## What to produce
Give again, verbatim, the lines between the line that contains "What Plotly code" and the line that contains "import plotly.graph_objects as go", counting both ends. Pictures are excluded from the copy.

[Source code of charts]
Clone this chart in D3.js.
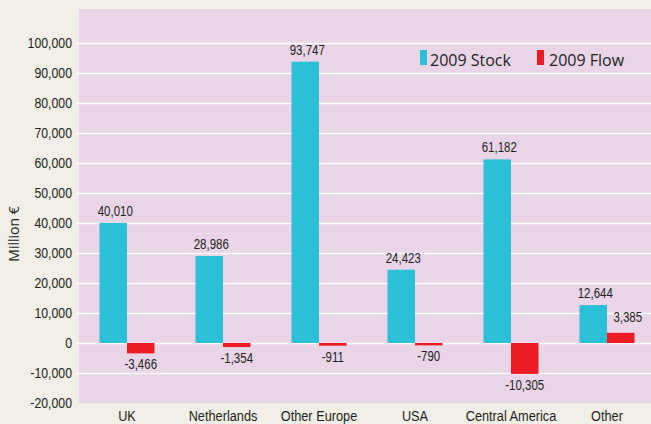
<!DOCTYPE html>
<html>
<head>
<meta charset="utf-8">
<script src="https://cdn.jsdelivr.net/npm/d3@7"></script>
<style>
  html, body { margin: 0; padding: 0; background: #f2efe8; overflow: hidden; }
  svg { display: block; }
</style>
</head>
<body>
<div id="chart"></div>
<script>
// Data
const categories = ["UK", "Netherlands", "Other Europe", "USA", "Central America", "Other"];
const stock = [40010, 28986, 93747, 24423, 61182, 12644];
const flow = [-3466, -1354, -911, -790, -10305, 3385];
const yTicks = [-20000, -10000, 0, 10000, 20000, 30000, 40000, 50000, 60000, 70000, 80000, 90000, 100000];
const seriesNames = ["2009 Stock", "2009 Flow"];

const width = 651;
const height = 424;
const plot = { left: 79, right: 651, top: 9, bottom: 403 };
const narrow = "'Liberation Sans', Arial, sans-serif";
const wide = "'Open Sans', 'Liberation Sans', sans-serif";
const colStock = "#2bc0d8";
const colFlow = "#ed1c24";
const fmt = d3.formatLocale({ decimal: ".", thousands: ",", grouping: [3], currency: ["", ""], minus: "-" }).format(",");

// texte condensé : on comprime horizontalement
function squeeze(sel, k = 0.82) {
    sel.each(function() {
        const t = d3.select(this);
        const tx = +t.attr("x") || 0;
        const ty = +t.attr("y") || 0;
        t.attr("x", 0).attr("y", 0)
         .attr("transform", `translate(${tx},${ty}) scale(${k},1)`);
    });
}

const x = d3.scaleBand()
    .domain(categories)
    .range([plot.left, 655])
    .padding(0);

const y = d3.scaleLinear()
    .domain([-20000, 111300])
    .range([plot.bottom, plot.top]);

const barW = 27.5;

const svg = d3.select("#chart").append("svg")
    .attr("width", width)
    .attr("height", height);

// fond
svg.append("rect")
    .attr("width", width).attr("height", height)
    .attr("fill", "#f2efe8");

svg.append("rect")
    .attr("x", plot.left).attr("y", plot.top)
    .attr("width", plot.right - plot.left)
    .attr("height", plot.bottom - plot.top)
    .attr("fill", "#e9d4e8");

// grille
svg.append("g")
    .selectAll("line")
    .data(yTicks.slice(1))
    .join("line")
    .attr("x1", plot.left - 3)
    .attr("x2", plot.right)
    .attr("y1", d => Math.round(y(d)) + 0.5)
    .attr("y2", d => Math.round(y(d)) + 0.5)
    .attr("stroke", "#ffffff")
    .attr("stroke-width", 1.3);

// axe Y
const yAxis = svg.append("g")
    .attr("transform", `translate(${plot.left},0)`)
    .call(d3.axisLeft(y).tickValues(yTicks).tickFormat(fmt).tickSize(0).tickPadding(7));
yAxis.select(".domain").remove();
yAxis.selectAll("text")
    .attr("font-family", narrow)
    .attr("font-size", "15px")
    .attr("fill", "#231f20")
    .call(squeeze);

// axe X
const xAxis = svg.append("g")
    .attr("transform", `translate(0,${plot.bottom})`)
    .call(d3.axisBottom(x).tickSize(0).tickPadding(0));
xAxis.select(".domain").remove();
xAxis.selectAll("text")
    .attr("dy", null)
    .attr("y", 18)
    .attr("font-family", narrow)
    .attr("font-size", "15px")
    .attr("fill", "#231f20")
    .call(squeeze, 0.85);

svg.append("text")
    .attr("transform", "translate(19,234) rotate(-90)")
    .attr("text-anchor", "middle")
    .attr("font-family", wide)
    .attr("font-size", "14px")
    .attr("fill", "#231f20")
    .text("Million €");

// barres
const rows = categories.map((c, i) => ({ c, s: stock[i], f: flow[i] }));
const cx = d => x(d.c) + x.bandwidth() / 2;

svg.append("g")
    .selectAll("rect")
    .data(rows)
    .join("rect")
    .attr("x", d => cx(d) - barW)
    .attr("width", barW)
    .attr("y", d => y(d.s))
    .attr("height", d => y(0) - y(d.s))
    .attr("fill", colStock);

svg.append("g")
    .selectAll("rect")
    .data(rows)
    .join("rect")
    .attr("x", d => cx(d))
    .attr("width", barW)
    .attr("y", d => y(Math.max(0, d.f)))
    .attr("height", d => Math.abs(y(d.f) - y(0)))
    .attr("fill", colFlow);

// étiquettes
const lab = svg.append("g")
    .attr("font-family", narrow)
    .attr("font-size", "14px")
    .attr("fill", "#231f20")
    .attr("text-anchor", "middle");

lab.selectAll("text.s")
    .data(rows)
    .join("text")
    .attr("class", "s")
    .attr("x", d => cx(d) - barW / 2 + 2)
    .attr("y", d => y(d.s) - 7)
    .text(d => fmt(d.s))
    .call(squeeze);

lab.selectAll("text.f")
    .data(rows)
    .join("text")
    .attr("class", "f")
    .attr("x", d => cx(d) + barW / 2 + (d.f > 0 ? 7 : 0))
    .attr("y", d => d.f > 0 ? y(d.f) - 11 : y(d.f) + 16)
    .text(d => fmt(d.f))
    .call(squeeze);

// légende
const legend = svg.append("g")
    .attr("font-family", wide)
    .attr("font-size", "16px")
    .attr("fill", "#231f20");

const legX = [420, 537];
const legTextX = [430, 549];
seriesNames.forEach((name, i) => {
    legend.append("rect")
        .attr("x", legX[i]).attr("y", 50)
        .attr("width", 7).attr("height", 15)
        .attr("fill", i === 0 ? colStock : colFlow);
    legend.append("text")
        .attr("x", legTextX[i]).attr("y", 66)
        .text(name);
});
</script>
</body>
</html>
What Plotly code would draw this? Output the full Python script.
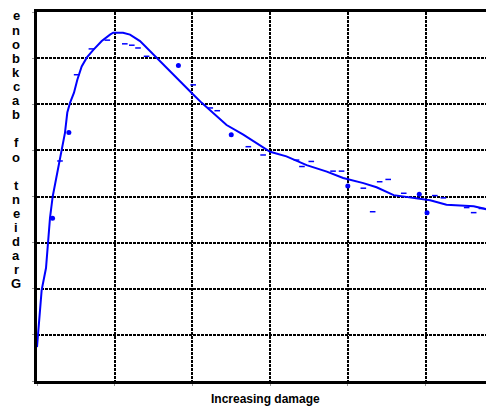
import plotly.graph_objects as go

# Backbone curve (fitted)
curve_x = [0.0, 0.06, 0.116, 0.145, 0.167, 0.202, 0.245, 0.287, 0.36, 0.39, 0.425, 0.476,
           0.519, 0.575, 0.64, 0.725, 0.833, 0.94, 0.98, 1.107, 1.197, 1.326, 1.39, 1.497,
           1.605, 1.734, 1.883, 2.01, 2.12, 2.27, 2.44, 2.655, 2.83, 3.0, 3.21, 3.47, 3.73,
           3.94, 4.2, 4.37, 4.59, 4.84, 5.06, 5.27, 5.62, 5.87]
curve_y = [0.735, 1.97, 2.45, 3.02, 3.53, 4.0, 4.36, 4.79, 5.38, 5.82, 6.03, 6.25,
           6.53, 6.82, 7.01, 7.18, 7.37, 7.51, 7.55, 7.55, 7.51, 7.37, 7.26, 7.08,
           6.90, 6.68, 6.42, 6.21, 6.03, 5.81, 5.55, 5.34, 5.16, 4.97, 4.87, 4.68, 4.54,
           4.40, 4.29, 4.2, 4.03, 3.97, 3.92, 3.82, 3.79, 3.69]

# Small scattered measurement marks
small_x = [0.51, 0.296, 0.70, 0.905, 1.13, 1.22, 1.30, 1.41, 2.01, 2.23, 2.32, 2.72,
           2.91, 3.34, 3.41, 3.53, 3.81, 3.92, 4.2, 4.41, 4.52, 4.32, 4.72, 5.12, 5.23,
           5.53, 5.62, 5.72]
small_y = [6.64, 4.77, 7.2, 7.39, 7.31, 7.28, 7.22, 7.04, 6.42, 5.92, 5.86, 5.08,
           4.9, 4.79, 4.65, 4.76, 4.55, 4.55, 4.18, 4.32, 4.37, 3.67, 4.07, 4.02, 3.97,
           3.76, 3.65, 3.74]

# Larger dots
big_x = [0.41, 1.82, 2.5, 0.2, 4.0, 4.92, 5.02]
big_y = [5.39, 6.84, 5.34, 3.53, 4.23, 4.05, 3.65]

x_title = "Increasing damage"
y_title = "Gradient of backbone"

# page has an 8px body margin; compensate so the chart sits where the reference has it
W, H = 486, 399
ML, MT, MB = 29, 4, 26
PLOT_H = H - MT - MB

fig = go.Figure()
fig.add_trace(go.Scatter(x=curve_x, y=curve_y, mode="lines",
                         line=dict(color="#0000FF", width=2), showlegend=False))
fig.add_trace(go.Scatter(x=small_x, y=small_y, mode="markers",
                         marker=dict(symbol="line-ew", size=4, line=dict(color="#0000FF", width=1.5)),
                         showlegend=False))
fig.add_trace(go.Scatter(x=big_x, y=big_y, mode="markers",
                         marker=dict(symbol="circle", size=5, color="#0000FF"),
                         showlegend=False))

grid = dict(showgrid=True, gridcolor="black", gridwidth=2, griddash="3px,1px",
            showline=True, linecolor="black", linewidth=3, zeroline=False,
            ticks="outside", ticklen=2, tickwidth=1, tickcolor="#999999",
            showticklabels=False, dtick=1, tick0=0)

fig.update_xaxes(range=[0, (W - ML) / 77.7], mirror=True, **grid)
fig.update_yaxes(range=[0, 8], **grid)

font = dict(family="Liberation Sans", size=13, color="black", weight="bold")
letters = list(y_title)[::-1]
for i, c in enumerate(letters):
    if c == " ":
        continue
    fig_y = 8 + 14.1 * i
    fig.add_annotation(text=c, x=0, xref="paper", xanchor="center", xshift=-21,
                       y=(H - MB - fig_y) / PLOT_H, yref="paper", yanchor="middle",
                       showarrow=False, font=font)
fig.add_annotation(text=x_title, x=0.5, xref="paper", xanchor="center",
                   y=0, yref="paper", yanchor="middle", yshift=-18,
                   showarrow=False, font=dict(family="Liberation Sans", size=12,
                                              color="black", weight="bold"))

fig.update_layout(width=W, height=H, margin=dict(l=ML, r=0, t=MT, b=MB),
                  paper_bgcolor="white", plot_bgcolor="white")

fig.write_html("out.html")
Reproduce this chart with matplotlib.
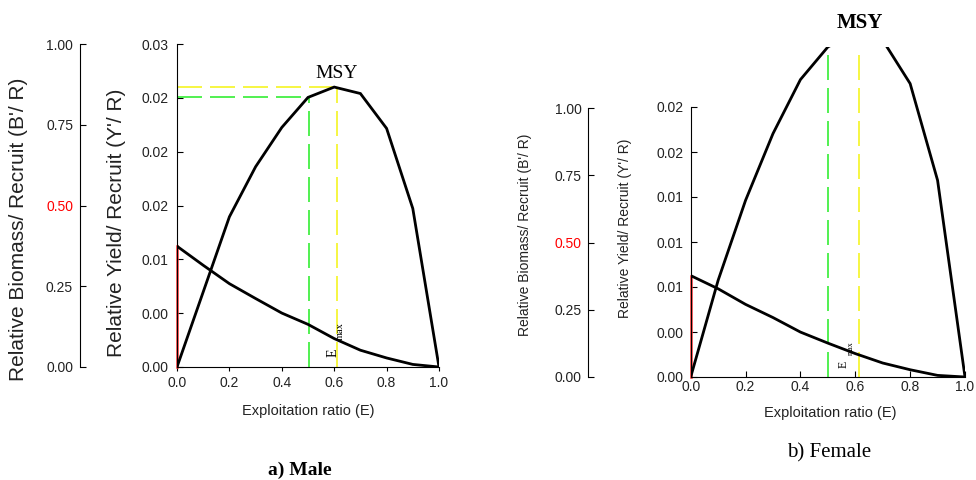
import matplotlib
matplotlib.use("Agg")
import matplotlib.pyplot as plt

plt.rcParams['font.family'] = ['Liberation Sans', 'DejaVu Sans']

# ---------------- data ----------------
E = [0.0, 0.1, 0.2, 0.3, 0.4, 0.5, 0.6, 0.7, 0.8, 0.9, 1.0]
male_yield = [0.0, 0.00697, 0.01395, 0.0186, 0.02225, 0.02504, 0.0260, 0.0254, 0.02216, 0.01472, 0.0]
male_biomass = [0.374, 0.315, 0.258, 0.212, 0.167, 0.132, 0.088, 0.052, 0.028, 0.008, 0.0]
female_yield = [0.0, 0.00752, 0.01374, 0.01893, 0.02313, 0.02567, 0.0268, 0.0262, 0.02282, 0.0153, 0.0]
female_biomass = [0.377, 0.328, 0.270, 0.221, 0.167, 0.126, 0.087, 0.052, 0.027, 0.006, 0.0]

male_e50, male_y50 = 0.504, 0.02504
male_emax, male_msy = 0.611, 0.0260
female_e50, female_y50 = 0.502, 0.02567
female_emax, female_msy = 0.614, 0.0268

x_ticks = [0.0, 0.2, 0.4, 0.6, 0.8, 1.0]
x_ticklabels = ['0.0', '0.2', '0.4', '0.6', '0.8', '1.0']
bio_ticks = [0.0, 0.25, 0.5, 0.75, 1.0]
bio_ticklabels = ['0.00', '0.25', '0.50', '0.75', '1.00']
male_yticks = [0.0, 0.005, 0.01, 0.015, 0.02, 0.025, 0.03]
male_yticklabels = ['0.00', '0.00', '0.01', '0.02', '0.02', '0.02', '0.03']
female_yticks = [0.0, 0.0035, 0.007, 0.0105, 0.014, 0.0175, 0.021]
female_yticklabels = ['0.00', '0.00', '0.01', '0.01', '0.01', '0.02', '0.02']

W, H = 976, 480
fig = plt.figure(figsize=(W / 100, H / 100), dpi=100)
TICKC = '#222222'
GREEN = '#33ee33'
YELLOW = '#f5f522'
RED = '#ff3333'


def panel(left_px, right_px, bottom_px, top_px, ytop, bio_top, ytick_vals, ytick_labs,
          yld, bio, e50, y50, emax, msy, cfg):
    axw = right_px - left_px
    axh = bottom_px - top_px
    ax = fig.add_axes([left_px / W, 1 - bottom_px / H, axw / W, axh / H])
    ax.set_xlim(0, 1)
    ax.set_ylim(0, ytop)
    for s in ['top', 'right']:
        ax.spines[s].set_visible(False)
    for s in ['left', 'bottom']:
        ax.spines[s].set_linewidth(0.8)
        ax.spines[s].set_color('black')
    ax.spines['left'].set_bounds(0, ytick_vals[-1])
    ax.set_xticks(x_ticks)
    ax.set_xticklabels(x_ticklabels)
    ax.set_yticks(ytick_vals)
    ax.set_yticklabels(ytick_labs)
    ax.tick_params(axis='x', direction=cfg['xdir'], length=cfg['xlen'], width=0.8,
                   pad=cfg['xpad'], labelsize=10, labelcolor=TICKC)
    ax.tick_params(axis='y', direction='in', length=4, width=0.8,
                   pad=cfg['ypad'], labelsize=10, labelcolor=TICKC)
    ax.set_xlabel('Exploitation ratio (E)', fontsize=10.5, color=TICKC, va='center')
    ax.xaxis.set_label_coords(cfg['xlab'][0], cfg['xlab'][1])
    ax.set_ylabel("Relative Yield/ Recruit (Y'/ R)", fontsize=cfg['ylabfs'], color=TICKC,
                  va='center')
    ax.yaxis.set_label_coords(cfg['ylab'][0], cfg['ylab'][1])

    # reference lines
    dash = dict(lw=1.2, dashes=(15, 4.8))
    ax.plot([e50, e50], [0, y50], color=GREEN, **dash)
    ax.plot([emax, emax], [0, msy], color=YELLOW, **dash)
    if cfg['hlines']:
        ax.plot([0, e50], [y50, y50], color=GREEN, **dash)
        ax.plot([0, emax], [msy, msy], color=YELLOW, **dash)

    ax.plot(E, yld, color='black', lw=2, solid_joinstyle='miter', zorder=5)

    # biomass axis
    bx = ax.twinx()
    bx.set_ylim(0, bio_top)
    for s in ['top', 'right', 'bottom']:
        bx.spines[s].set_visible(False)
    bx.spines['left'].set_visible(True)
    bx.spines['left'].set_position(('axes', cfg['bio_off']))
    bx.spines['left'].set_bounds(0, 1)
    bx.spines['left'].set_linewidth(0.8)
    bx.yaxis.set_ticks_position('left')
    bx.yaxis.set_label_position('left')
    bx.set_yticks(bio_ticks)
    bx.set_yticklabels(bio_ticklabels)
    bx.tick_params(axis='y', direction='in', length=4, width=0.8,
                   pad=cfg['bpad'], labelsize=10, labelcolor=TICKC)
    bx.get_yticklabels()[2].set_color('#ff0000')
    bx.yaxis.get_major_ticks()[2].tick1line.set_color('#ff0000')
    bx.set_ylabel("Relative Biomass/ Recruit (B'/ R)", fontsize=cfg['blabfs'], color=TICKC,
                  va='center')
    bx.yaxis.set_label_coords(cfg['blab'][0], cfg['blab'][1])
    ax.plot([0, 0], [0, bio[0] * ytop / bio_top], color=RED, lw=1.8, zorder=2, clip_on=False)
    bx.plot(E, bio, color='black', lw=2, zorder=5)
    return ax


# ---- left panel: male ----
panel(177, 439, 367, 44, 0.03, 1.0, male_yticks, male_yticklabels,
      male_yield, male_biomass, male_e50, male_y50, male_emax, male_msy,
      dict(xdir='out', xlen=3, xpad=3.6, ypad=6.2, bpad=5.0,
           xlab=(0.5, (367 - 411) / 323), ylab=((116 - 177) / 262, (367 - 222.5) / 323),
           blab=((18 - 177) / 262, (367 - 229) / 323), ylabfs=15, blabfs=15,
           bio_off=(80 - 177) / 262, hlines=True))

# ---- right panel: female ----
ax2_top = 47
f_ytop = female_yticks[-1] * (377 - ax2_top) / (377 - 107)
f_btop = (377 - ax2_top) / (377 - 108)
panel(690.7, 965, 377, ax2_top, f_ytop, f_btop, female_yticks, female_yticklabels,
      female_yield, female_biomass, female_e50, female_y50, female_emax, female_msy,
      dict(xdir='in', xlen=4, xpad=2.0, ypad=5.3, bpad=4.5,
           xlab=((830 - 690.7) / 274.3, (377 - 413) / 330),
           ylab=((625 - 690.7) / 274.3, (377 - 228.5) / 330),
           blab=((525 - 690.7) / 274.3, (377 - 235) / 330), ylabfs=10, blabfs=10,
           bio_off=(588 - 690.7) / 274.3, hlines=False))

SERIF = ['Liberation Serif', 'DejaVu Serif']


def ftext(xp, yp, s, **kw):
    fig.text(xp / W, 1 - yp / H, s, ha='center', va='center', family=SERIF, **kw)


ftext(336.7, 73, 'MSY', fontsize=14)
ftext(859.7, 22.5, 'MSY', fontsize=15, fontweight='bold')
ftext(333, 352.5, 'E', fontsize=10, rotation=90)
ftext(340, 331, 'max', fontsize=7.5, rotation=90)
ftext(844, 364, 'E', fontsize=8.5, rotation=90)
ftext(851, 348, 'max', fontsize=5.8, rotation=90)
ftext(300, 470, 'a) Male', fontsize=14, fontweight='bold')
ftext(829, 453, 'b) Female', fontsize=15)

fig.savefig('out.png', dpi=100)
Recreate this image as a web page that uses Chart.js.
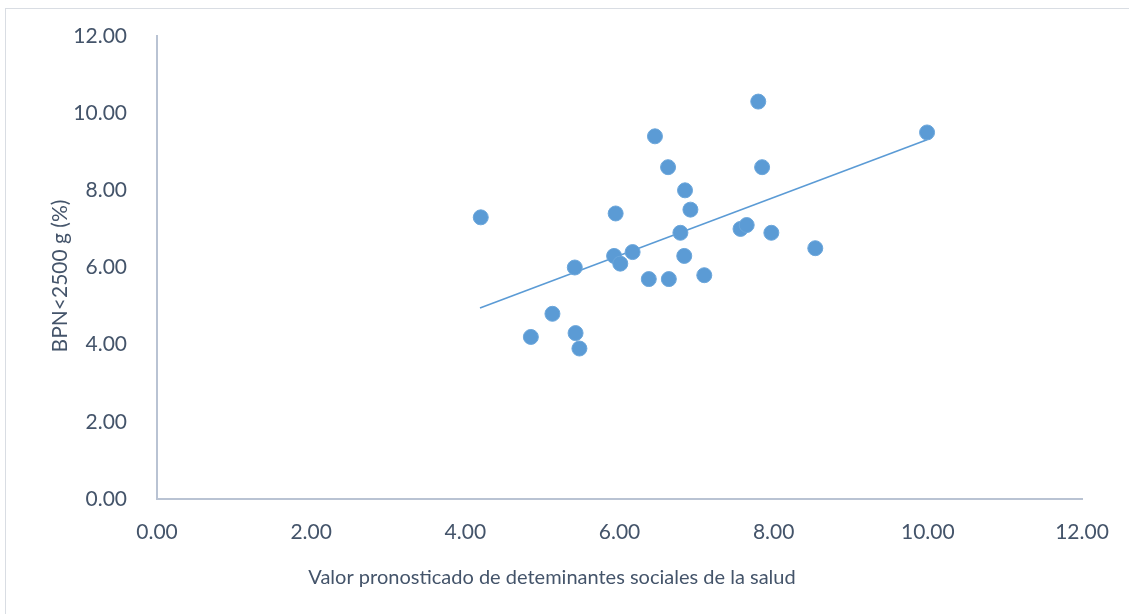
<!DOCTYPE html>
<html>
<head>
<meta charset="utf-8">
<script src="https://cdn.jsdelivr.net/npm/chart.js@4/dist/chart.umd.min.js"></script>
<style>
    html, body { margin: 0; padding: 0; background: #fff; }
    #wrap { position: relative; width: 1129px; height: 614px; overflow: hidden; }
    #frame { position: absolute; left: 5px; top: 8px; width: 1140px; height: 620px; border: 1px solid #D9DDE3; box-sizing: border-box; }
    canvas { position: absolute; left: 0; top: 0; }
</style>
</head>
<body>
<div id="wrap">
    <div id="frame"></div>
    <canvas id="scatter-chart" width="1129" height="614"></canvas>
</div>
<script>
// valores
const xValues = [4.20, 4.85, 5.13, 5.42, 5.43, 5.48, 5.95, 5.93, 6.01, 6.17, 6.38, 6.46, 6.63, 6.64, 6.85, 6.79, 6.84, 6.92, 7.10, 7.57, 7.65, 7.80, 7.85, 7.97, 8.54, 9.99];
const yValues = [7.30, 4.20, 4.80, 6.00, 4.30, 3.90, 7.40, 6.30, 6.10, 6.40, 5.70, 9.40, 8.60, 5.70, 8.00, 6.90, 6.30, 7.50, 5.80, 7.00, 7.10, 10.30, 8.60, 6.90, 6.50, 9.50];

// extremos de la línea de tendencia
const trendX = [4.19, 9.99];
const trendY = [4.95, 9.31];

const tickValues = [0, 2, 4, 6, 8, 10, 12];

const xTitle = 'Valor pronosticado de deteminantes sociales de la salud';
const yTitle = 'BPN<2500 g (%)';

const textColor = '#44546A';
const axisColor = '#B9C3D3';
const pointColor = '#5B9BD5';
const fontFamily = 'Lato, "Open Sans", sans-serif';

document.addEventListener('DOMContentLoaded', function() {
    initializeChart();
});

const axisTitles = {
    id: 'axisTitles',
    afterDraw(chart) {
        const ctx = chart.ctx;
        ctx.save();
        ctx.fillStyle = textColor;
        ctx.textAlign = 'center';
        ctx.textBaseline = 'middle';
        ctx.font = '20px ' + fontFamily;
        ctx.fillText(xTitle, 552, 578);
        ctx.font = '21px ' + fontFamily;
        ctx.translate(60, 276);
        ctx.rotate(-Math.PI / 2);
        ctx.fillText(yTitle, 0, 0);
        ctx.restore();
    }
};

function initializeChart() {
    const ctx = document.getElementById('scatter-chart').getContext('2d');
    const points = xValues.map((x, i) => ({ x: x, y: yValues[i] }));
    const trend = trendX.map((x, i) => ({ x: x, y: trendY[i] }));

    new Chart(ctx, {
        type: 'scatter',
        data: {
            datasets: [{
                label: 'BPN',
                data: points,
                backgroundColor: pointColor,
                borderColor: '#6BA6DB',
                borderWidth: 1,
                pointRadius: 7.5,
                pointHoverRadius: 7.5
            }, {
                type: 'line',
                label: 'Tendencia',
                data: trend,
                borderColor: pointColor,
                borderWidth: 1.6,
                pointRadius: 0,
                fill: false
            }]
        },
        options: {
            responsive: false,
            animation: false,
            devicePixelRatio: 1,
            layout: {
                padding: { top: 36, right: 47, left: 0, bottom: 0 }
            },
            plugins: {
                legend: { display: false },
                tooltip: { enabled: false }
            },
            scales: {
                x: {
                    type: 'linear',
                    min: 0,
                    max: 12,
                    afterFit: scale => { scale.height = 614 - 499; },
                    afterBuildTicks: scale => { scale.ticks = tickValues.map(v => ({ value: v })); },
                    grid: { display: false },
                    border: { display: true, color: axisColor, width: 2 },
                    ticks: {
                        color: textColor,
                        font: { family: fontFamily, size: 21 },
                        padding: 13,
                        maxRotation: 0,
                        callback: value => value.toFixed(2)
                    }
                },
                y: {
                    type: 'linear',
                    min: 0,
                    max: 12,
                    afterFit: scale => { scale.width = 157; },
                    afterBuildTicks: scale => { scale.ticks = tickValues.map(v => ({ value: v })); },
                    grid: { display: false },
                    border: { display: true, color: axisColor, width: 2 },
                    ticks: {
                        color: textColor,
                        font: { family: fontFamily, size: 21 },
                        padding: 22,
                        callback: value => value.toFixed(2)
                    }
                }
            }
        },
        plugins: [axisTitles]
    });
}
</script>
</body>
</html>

## Exercise answer
What Plotly code would draw this? Output the full Python script.
import plotly.graph_objects as go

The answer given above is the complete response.